So I built a pipeline that takes the knowledge dataset and AntWiki as input, and produces complete, structured care sheets for each species. The result: 12,388 care sheets covering species from common beginner ants like Lasius niger to obscure specialists like Acanthognathus brevicornis, each grounded in cited research rather than forum hearsay.
The Inputs: Knowledge Dataset + AntWiki
The care sheet generator combines two data sources:
1. The AntScout Knowledge V1.0 dataset
For each species, all papers mentioning that species are collected into a context block. This includes the paper’s findings (extracted as structured facts), the paper’s title, authors, year, and research focus. These are formatted in TOON (Token-Oriented Object Notation) for efficient token usage.
2. AntWiki pages
For basic natural history data that many research papers don’t cover. AntWiki serves as a supplementary source, always cited if used, alongside the primary research citations.

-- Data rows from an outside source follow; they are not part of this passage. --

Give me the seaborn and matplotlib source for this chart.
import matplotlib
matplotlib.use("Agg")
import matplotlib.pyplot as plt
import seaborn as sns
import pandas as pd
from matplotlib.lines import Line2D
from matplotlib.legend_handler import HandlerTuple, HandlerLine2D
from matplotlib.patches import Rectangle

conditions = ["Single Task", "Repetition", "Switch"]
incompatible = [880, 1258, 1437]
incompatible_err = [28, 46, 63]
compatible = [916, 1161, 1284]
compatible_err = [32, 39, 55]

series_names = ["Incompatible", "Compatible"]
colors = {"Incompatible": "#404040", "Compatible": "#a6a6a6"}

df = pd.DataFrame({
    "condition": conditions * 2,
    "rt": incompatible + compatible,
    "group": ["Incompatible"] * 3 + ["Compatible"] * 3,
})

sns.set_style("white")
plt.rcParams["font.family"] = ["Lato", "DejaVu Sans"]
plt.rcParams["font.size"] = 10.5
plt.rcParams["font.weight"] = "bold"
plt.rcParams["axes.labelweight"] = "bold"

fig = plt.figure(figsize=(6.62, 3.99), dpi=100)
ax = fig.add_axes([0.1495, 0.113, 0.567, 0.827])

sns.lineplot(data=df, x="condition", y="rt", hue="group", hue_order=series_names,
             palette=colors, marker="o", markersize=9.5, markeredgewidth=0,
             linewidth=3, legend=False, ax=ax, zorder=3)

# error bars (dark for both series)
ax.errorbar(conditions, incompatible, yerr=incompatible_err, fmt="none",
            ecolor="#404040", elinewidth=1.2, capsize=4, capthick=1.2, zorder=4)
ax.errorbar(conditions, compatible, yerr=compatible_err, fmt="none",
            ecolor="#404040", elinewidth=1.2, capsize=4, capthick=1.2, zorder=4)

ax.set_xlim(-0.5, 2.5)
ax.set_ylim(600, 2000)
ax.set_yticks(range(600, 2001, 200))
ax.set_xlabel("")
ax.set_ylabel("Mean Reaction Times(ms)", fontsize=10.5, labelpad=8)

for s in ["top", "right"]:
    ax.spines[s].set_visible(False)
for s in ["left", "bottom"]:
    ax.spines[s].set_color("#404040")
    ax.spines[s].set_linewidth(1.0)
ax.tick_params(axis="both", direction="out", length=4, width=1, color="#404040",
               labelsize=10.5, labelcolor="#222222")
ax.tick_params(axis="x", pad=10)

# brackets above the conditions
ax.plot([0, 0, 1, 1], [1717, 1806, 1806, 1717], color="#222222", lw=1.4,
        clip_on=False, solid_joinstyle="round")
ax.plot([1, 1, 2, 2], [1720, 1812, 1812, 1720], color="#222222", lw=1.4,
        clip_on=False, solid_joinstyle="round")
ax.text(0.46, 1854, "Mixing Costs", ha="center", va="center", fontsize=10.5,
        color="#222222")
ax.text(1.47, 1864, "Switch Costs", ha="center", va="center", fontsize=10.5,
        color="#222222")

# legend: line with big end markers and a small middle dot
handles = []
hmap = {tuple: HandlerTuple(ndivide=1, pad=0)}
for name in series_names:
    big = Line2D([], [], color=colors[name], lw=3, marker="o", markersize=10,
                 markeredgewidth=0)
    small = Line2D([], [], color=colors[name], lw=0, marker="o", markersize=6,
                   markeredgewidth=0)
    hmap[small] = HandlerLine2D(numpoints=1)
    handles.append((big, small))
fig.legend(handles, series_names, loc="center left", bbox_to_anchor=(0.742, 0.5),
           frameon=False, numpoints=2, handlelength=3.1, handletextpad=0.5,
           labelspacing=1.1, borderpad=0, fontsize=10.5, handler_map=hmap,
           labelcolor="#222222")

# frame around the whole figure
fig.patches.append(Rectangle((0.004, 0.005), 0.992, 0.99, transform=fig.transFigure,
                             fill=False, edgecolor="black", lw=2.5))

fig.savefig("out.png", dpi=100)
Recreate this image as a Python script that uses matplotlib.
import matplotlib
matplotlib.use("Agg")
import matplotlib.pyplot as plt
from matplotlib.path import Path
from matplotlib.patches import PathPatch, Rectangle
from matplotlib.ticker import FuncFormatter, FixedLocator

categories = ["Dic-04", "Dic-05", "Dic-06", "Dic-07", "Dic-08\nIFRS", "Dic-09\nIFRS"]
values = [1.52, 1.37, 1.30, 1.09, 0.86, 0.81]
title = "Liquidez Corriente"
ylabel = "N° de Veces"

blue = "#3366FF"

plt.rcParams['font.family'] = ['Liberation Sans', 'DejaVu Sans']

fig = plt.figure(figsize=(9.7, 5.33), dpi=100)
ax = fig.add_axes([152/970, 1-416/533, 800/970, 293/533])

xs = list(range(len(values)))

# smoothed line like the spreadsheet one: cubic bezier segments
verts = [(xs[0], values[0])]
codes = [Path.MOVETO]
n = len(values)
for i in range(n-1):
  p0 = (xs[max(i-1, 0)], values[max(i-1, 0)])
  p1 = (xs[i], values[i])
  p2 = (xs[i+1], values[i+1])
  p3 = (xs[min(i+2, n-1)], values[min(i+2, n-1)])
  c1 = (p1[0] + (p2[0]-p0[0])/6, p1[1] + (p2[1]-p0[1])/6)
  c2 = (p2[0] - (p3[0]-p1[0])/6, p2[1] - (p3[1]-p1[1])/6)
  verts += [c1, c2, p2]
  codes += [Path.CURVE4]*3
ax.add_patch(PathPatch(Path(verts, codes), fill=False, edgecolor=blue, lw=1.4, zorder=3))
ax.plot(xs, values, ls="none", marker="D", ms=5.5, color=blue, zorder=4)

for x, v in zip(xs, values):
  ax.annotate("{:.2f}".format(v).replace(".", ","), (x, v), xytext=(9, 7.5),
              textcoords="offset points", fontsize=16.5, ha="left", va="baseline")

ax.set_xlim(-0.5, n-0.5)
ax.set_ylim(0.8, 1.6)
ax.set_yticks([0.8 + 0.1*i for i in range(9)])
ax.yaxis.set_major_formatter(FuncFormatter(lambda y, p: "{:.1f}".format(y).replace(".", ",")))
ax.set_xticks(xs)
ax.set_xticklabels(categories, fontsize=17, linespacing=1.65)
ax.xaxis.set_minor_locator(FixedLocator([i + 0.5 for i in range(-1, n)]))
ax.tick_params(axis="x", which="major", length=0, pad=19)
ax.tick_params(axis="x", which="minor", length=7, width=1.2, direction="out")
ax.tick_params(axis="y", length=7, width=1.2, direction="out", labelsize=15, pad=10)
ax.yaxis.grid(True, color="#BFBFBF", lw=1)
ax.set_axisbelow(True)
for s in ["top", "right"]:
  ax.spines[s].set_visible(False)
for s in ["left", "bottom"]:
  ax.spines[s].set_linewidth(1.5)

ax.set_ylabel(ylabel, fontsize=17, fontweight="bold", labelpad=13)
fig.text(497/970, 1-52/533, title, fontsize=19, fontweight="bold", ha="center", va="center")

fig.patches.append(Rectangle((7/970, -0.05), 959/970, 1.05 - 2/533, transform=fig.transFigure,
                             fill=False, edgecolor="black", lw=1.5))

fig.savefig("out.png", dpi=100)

The key design decision: research papers always take priority over AntWiki. If a paper directly contradicts an AntWiki claim, the (new, high reliability) paper wins. AntWiki fills in gaps where no research exists, it doesn’t override direct evidence.
Old taxa handling
Many papers reference species under names that are no longer current (synonyms, changed classifications). The pipeline uses a taxa renaming map to resolve old names to their current taxonomy, so papers written about Leptothorax makora in 1850 can still be found when generating care sheets for its current Temnothorax makora taxa.
Step 1: Generate the caresheet data JSON
This script handles the full care sheet generation for a single species:
- Paper discovery: Searches through all ~13,000 parsed JSON papers for any that mention the target species (including old synonyms)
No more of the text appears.